--- BEGIN ---

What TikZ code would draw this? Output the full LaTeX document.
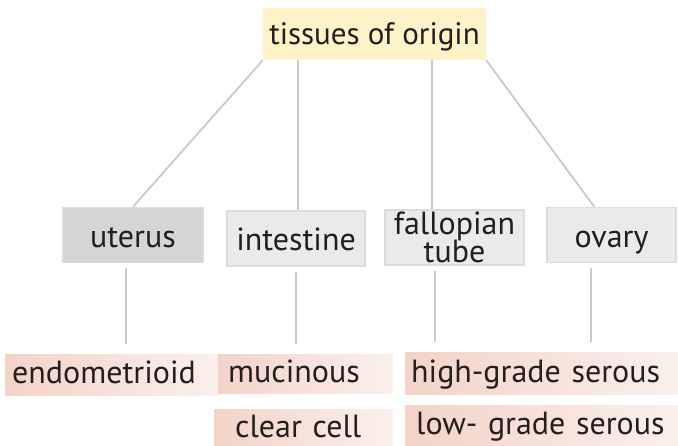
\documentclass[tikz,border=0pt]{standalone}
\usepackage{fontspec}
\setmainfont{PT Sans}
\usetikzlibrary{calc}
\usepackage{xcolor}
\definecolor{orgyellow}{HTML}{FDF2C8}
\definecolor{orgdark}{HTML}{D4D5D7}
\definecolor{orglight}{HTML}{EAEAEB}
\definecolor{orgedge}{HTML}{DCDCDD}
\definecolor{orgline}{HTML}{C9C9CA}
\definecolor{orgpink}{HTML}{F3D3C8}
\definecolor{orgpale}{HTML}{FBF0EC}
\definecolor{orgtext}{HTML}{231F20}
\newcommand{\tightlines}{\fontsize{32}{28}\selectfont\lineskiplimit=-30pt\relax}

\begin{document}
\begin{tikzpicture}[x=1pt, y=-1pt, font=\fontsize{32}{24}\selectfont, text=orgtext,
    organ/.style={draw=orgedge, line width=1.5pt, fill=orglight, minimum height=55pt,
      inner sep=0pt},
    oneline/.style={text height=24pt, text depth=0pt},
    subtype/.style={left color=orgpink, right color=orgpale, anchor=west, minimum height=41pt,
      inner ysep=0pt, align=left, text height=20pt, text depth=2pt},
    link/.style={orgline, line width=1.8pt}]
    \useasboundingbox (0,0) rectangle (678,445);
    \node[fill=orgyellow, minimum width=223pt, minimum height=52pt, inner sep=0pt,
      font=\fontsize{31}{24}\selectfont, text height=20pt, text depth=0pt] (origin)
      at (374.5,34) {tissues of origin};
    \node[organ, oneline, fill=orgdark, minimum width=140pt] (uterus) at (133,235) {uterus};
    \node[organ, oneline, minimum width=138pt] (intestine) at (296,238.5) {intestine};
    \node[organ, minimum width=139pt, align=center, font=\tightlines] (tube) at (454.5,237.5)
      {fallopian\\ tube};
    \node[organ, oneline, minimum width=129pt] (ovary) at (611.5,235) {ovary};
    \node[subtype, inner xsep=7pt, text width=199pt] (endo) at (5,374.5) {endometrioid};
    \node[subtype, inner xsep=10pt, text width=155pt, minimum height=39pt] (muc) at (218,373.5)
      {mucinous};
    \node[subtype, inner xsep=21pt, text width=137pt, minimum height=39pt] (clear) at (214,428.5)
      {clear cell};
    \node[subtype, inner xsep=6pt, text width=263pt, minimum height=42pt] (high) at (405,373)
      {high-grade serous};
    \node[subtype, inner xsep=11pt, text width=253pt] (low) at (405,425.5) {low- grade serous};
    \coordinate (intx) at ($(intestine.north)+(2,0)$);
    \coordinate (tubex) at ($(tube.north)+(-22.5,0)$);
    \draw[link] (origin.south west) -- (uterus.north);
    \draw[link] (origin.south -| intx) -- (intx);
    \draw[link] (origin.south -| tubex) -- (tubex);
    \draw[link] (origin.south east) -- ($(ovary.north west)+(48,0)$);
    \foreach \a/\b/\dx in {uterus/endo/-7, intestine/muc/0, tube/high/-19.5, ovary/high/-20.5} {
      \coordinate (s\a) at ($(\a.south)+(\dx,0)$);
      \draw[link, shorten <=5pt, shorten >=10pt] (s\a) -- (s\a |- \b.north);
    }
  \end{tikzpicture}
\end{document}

--- END ---
--- BEGIN ---

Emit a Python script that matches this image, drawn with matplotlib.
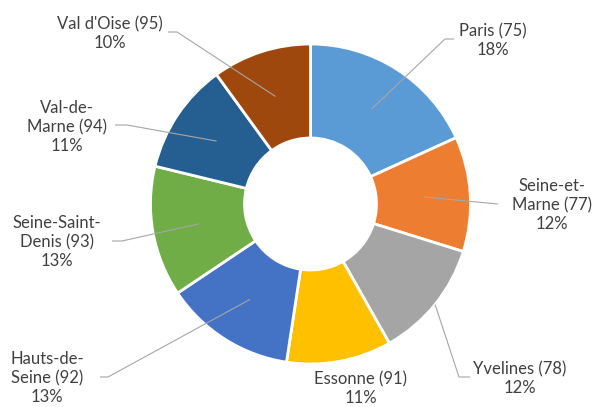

--- END ---

**WHAT THE TASK REQUIRES**
Pull every line containing "this" out of the data above.

**THE RESPONSE**
What TikZ code would draw this? Output the full LaTeX document.
Emit a Python script that matches this image, drawn with matplotlib.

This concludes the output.